◆ WHAT YOU WILL DO
Exactly as written, quote every line that follows, skipping the images.

◆ DATA SHOWN

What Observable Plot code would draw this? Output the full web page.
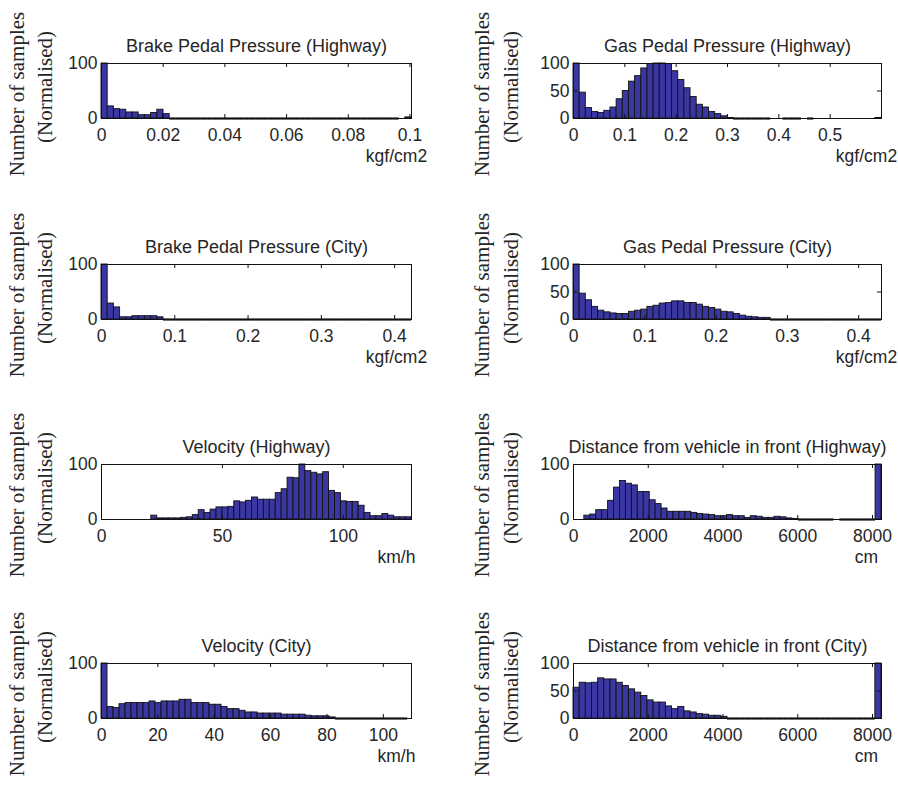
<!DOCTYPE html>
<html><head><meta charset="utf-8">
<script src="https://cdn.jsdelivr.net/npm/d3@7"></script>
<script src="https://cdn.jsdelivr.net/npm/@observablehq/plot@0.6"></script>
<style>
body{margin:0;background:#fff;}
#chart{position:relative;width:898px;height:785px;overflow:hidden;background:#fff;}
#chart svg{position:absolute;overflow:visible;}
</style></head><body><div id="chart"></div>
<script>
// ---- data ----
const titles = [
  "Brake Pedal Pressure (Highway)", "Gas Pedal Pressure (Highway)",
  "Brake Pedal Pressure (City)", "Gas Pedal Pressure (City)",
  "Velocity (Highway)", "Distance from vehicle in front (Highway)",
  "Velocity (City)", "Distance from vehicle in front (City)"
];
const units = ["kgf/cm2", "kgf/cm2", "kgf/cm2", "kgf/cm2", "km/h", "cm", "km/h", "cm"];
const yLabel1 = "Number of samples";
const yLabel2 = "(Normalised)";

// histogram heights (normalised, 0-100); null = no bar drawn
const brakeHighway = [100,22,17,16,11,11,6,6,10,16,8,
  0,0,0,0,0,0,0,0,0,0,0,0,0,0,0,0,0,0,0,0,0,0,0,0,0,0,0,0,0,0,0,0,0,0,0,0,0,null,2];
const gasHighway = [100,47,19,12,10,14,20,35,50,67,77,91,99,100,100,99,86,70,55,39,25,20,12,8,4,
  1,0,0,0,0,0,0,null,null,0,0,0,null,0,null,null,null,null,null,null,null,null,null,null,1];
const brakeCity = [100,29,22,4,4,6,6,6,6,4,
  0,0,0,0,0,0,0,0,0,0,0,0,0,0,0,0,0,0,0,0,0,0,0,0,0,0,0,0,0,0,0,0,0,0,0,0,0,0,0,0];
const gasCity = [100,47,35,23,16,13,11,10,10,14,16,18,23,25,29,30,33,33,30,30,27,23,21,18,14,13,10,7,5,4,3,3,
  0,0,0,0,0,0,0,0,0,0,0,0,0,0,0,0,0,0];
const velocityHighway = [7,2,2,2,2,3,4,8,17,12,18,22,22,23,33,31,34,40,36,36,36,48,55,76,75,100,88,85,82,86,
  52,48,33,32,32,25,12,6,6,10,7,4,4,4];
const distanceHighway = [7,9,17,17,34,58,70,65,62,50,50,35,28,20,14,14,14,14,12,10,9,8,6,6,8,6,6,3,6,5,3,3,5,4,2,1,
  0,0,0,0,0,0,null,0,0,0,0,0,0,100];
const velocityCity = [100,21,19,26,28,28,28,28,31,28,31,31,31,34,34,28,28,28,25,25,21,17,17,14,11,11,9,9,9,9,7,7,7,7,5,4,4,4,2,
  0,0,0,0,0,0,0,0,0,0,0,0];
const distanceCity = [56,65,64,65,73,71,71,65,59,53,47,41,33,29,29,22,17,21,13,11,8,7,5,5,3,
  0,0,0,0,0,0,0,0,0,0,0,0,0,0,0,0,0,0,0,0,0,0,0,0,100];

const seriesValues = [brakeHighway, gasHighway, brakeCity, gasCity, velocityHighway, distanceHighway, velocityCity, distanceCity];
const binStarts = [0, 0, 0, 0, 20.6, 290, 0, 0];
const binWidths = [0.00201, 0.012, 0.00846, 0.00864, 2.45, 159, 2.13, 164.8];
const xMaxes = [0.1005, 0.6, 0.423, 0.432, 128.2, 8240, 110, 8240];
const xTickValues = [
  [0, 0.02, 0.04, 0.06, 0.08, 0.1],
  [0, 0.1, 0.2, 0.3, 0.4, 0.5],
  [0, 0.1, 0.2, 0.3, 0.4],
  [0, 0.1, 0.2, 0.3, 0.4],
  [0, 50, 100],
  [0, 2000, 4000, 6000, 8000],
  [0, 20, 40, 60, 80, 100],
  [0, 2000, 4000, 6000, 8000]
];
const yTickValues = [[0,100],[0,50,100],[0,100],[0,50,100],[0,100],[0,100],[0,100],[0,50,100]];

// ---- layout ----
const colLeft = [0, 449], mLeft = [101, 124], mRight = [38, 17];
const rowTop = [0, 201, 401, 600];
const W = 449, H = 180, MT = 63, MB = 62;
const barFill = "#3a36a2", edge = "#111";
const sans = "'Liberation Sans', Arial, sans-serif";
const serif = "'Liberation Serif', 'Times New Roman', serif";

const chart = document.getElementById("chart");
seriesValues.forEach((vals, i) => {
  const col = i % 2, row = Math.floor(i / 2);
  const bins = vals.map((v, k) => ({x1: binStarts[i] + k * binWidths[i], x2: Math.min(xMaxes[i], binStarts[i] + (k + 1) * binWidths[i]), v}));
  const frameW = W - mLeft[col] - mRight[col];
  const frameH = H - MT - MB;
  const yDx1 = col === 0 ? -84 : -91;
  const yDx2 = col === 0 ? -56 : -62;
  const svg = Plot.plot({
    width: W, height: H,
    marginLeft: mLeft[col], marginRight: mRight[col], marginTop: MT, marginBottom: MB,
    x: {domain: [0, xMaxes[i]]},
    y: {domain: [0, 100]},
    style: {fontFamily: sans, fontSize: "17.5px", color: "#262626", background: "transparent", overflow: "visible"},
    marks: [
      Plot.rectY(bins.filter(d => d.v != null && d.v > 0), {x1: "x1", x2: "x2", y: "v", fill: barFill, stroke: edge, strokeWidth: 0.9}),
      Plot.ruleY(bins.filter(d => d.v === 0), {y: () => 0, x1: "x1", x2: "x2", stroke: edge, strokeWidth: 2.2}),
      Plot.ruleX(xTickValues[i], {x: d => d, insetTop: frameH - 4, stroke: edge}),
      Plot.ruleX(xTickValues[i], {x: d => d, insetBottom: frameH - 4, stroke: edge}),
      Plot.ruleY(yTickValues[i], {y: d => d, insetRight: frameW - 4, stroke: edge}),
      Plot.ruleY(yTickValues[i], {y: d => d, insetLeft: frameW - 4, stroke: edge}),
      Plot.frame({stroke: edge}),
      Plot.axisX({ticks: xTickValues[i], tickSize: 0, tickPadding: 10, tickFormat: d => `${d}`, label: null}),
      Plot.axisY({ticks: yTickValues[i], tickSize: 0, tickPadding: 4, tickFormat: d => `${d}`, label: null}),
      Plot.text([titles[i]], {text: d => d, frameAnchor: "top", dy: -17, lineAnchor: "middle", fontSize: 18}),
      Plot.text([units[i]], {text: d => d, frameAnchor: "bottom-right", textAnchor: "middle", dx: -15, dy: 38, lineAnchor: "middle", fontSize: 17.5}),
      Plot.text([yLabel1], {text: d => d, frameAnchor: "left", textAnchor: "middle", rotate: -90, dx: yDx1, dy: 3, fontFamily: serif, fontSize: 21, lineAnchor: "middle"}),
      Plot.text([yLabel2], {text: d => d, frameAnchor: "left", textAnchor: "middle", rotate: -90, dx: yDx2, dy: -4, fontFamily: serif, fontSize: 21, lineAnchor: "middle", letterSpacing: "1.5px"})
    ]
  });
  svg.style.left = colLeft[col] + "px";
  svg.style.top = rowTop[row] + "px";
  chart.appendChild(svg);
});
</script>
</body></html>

◆ EXERCISE OUTPUT
What Observable Plot code would draw this? Output the full web page.
<!DOCTYPE html>
<html><head><meta charset="utf-8">
<script src="https://cdn.jsdelivr.net/npm/d3@7"></script>
<script src="https://cdn.jsdelivr.net/npm/@observablehq/plot@0.6"></script>
<style>
body{margin:0;background:#fff;}
#chart{position:relative;width:898px;height:785px;overflow:hidden;background:#fff;}
#chart svg{position:absolute;overflow:visible;}
</style></head><body><div id="chart"></div>
<script>
// ---- data ----
const titles = [
  "Brake Pedal Pressure (Highway)", "Gas Pedal Pressure (Highway)",
  "Brake Pedal Pressure (City)", "Gas Pedal Pressure (City)",
  "Velocity (Highway)", "Distance from vehicle in front (Highway)",
  "Velocity (City)", "Distance from vehicle in front (City)"
];
const units = ["kgf/cm2", "kgf/cm2", "kgf/cm2", "kgf/cm2", "km/h", "cm", "km/h", "cm"];
const yLabel1 = "Number of samples";
const yLabel2 = "(Normalised)";

// histogram heights (normalised, 0-100); null = no bar drawn
const brakeHighway = [100,22,17,16,11,11,6,6,10,16,8,
  0,0,0,0,0,0,0,0,0,0,0,0,0,0,0,0,0,0,0,0,0,0,0,0,0,0,0,0,0,0,0,0,0,0,0,0,0,null,2];
const gasHighway = [100,47,19,12,10,14,20,35,50,67,77,91,99,100,100,99,86,70,55,39,25,20,12,8,4,
  1,0,0,0,0,0,0,null,null,0,0,0,null,0,null,null,null,null,null,null,null,null,null,null,1];
const brakeCity = [100,29,22,4,4,6,6,6,6,4,
  0,0,0,0,0,0,0,0,0,0,0,0,0,0,0,0,0,0,0,0,0,0,0,0,0,0,0,0,0,0,0,0,0,0,0,0,0,0,0,0];
const gasCity = [100,47,35,23,16,13,11,10,10,14,16,18,23,25,29,30,33,33,30,30,27,23,21,18,14,13,10,7,5,4,3,3,
  0,0,0,0,0,0,0,0,0,0,0,0,0,0,0,0,0,0];
const velocityHighway = [7,2,2,2,2,3,4,8,17,12,18,22,22,23,33,31,34,40,36,36,36,48,55,76,75,100,88,85,82,86,
  52,48,33,32,32,25,12,6,6,10,7,4,4,4];
const distanceHighway = [7,9,17,17,34,58,70,65,62,50,50,35,28,20,14,14,14,14,12,10,9,8,6,6,8,6,6,3,6,5,3,3,5,4,2,1,
  0,0,0,0,0,0,null,0,0,0,0,0,0,100];
const velocityCity = [100,21,19,26,28,28,28,28,31,28,31,31,31,34,34,28,28,28,25,25,21,17,17,14,11,11,9,9,9,9,7,7,7,7,5,4,4,4,2,
  0,0,0,0,0,0,0,0,0,0,0,0];
const distanceCity = [56,65,64,65,73,71,71,65,59,53,47,41,33,29,29,22,17,21,13,11,8,7,5,5,3,
  0,0,0,0,0,0,0,0,0,0,0,0,0,0,0,0,0,0,0,0,0,0,0,0,100];

const seriesValues = [brakeHighway, gasHighway, brakeCity, gasCity, velocityHighway, distanceHighway, velocityCity, distanceCity];
const binStarts = [0, 0, 0, 0, 20.6, 290, 0, 0];
const binWidths = [0.00201, 0.012, 0.00846, 0.00864, 2.45, 159, 2.13, 164.8];
const xMaxes = [0.1005, 0.6, 0.423, 0.432, 128.2, 8240, 110, 8240];
const xTickValues = [
  [0, 0.02, 0.04, 0.06, 0.08, 0.1],
  [0, 0.1, 0.2, 0.3, 0.4, 0.5],
  [0, 0.1, 0.2, 0.3, 0.4],
  [0, 0.1, 0.2, 0.3, 0.4],
  [0, 50, 100],
  [0, 2000, 4000, 6000, 8000],
  [0, 20, 40, 60, 80, 100],
  [0, 2000, 4000, 6000, 8000]
];
const yTickValues = [[0,100],[0,50,100],[0,100],[0,50,100],[0,100],[0,100],[0,100],[0,50,100]];

// ---- layout ----
const colLeft = [0, 449], mLeft = [101, 124], mRight = [38, 17];
const rowTop = [0, 201, 401, 600];
const W = 449, H = 180, MT = 63, MB = 62;
const barFill = "#3a36a2", edge = "#111";
const sans = "'Liberation Sans', Arial, sans-serif";
const serif = "'Liberation Serif', 'Times New Roman', serif";

const chart = document.getElementById("chart");
seriesValues.forEach((vals, i) => {
  const col = i % 2, row = Math.floor(i / 2);
  const bins = vals.map((v, k) => ({x1: binStarts[i] + k * binWidths[i], x2: Math.min(xMaxes[i], binStarts[i] + (k + 1) * binWidths[i]), v}));
  const frameW = W - mLeft[col] - mRight[col];
  const frameH = H - MT - MB;
  const yDx1 = col === 0 ? -84 : -91;
  const yDx2 = col === 0 ? -56 : -62;
  const svg = Plot.plot({
    width: W, height: H,
    marginLeft: mLeft[col], marginRight: mRight[col], marginTop: MT, marginBottom: MB,
    x: {domain: [0, xMaxes[i]]},
    y: {domain: [0, 100]},
    style: {fontFamily: sans, fontSize: "17.5px", color: "#262626", background: "transparent", overflow: "visible"},
    marks: [
      Plot.rectY(bins.filter(d => d.v != null && d.v > 0), {x1: "x1", x2: "x2", y: "v", fill: barFill, stroke: edge, strokeWidth: 0.9}),
      Plot.ruleY(bins.filter(d => d.v === 0), {y: () => 0, x1: "x1", x2: "x2", stroke: edge, strokeWidth: 2.2}),
      Plot.ruleX(xTickValues[i], {x: d => d, insetTop: frameH - 4, stroke: edge}),
      Plot.ruleX(xTickValues[i], {x: d => d, insetBottom: frameH - 4, stroke: edge}),
      Plot.ruleY(yTickValues[i], {y: d => d, insetRight: frameW - 4, stroke: edge}),
      Plot.ruleY(yTickValues[i], {y: d => d, insetLeft: frameW - 4, stroke: edge}),
      Plot.frame({stroke: edge}),
      Plot.axisX({ticks: xTickValues[i], tickSize: 0, tickPadding: 10, tickFormat: d => `${d}`, label: null}),
      Plot.axisY({ticks: yTickValues[i], tickSize: 0, tickPadding: 4, tickFormat: d => `${d}`, label: null}),
      Plot.text([titles[i]], {text: d => d, frameAnchor: "top", dy: -17, lineAnchor: "middle", fontSize: 18}),
      Plot.text([units[i]], {text: d => d, frameAnchor: "bottom-right", textAnchor: "middle", dx: -15, dy: 38, lineAnchor: "middle", fontSize: 17.5}),
      Plot.text([yLabel1], {text: d => d, frameAnchor: "left", textAnchor: "middle", rotate: -90, dx: yDx1, dy: 3, fontFamily: serif, fontSize: 21, lineAnchor: "middle"}),
      Plot.text([yLabel2], {text: d => d, frameAnchor: "left", textAnchor: "middle", rotate: -90, dx: yDx2, dy: -4, fontFamily: serif, fontSize: 21, lineAnchor: "middle", letterSpacing: "1.5px"})
    ]
  });
  svg.style.left = colLeft[col] + "px";
  svg.style.top = rowTop[row] + "px";
  chart.appendChild(svg);
});
</script>
</body></html>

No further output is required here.